When deciding which metrics are more helpful for investors, traditional metrics provide a basic understanding of a company's profitability and financial health. These metrics show how well the company makes money and manages its resources. However, they can sometimes overlook the important aspect of long-term value creation. In contrast, Value-Based Management (VBM) metrics are more useful for assessing a company's overall value and ability to generate cash. These metrics help determine if the company is genuinely creating economic value for its shareholders. By focusing on cash generation and long-term performance, VBM metrics offer a deeper insight into a company's true worth.
VBM metrics are especially relevant for long-term investors who prioritize sustainable growth and consistent cash flow. They provide a clear picture of how well a company can create value over time, making them essential tools for investors looking to make informed decisions about their investments. By integrating both traditional and VBM metrics, investors can gain a comprehensive view of a company's financial health and future potential, ultimately helping them achieve better investment outcomes.
Key Insights from Traditional Metrics for Investors to review
Dabur’s traditional metrics show a mixed picture of the company’s performance.
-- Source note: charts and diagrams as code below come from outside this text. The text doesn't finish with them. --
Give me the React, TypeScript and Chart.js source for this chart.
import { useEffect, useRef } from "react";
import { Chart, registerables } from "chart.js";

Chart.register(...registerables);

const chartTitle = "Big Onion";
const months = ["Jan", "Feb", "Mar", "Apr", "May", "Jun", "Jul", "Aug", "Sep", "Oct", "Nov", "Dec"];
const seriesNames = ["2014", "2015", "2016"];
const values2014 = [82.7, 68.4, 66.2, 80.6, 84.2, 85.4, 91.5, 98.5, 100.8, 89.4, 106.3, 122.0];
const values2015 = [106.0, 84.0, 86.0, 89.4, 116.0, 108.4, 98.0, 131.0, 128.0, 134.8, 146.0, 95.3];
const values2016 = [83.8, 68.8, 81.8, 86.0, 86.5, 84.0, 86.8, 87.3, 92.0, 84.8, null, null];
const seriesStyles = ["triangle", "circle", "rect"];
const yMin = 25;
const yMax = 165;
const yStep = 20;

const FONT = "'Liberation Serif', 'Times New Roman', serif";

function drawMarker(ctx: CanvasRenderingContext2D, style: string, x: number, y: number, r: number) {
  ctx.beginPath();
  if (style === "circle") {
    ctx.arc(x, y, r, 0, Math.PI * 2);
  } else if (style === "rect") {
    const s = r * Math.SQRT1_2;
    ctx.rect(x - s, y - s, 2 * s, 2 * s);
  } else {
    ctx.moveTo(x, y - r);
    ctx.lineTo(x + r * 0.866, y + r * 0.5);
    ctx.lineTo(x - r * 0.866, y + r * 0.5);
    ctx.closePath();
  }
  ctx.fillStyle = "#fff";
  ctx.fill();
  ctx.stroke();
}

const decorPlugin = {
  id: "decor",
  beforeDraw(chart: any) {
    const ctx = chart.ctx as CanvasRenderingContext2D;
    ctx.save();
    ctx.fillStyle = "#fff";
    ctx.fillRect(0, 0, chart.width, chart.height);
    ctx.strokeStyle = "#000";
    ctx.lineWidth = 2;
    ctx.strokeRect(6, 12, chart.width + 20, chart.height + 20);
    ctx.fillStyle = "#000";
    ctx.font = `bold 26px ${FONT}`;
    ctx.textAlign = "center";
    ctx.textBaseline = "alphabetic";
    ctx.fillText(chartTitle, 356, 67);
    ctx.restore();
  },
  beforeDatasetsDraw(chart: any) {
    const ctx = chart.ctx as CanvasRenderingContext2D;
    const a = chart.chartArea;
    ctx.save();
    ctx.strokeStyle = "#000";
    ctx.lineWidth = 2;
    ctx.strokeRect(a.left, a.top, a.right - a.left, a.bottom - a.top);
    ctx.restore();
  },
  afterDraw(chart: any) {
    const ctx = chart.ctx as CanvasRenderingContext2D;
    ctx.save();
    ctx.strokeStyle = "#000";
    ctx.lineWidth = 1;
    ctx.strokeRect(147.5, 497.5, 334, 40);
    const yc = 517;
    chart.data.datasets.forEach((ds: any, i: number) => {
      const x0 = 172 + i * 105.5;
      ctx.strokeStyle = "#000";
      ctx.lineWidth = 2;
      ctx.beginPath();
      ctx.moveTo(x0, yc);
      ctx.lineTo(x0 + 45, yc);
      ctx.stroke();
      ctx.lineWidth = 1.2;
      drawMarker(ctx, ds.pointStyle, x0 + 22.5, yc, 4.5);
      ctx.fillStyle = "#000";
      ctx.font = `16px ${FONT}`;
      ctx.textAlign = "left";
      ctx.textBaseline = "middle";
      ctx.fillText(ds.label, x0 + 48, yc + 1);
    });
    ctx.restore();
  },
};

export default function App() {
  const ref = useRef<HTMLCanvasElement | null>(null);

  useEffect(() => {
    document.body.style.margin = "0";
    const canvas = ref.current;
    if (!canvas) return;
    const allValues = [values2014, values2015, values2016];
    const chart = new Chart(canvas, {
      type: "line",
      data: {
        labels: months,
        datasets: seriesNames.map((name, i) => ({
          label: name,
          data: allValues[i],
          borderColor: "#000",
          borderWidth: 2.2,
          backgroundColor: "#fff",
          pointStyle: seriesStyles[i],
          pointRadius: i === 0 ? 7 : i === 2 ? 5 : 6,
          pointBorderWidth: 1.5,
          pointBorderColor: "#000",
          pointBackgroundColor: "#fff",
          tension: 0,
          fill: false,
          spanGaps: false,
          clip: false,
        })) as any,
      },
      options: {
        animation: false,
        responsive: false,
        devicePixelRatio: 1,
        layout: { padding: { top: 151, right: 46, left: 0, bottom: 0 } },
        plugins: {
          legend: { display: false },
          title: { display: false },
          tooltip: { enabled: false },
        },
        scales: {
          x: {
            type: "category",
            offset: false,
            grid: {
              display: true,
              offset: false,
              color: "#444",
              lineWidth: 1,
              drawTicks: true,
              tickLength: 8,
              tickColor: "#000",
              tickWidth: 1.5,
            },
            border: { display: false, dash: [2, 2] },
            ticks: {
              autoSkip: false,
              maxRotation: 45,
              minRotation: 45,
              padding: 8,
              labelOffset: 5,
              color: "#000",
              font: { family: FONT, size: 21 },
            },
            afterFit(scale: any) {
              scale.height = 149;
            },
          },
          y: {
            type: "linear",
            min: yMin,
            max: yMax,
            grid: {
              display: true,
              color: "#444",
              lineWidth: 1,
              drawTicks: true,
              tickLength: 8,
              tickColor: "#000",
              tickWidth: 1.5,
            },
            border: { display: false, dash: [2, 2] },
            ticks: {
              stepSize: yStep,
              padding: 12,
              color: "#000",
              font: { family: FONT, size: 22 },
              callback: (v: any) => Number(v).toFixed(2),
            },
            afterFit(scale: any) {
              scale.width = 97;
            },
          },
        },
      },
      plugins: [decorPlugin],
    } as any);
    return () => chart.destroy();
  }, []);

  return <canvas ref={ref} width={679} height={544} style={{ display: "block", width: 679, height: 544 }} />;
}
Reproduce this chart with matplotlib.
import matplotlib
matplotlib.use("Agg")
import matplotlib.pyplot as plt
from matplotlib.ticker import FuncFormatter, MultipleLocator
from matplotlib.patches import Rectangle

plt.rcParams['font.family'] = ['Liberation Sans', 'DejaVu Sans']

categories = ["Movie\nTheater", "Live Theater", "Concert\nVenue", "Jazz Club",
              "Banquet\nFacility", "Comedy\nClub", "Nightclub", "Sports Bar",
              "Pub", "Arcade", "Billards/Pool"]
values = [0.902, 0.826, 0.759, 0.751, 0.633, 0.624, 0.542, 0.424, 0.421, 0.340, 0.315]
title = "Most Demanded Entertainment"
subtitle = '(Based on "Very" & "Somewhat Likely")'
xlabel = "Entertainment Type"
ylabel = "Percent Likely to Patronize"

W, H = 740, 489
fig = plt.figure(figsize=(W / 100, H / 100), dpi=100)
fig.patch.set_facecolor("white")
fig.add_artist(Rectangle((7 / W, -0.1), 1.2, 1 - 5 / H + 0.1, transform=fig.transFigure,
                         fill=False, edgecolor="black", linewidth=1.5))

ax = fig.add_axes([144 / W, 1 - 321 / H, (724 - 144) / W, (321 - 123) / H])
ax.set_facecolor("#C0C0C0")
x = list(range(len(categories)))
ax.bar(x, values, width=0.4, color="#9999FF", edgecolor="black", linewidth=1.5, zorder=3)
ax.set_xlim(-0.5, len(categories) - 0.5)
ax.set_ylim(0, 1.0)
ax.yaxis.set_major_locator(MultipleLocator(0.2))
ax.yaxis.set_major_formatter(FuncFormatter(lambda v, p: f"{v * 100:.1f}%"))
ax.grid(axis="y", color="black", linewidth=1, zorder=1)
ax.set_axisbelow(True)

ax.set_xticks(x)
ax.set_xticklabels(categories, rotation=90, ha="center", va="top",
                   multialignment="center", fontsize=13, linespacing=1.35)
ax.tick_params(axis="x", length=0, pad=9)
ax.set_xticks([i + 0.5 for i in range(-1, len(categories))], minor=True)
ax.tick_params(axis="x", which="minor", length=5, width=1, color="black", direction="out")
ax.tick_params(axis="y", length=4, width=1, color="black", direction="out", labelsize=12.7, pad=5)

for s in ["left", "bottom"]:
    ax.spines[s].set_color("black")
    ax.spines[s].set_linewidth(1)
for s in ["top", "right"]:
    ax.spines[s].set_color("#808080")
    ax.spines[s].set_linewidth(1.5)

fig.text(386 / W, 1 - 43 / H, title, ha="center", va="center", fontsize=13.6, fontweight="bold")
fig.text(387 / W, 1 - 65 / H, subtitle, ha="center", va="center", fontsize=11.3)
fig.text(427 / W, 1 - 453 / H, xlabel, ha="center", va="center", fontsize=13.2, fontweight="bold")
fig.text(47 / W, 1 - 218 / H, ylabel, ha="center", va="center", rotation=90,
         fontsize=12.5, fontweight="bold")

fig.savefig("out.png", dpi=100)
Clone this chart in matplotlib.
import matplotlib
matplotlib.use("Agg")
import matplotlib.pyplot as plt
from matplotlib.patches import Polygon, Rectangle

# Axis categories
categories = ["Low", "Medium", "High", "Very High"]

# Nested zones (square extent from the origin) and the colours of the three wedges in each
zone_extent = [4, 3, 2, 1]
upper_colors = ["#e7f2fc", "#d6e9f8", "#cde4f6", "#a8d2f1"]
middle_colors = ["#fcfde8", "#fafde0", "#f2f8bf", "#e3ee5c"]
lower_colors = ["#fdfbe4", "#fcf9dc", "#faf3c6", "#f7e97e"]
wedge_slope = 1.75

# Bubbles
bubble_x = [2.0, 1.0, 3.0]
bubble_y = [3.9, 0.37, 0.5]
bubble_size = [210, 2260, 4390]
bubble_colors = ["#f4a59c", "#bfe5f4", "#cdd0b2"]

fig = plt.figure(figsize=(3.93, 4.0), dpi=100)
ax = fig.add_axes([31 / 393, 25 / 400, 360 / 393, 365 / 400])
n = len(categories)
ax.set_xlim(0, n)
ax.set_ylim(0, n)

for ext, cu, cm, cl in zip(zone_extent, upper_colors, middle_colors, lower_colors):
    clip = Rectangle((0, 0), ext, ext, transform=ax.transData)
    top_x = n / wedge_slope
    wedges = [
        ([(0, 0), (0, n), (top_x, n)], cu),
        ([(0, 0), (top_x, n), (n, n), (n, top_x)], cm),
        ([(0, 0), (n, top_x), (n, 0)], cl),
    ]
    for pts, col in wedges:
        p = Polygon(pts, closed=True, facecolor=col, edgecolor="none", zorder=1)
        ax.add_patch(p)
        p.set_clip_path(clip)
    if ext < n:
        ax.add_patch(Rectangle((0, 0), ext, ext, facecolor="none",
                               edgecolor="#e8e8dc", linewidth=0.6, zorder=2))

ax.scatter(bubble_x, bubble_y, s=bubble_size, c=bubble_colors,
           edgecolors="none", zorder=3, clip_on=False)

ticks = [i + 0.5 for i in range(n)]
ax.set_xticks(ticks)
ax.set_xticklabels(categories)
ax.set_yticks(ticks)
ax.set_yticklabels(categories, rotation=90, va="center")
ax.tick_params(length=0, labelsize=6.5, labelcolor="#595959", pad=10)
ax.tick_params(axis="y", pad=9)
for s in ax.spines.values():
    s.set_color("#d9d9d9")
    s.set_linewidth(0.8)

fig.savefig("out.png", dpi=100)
Earnings Per Share (EPS) has varied, dropping slightly in FY2023 but bouncing back in FY2024. This inconsistency may indicate some instability in earnings but also suggests the possibility of improvement. Return on Equity (ROE) has gone down, meaning the company is not as effective at turning shareholders’ investments into profits, which could worry investors looking for solid returns.
The decline in Market Value Added (MVA) shows that the market sees less value in the company, suggesting investors might doubt its growth potential. Additionally, the Price-to-Earnings (PE) ratio has fluctuated, reflecting uncertainty about future earnings. A lower PE could mean the stock is undervalued, but it might also signal some risks. Lastly, the declining current ratio indicates tighter cash flow, raising concerns about Dabur’s ability to meet its short-term financial obligations, which may lead investors to pay closer attention to its cash situation.
Key Insights from VBM Metrics for investors to review
In contrast, the VBM metrics provide a clearer view of Dabur's performance. The increase in Free Cash Flow (FCF) is important, showing that the company is generating strong cash flow, which gives it flexibility for reinvesting or paying dividends this is a good sign for investors. Economic Value Added (EVA) has also grown, meaning Dabur is creating value beyond its costs, which is a strong indicator of long-term profitability and value creation.
The stable Return on Invested Capital (ROIC) shows that the company is managing its capital well, which is reassuring for investors who want to see efficient use of resources. However, the drop in Total Shareholder Return (TSR) raises concerns about how satisfied shareholders are, suggesting that even with strong operations, investors may not be getting enough returns.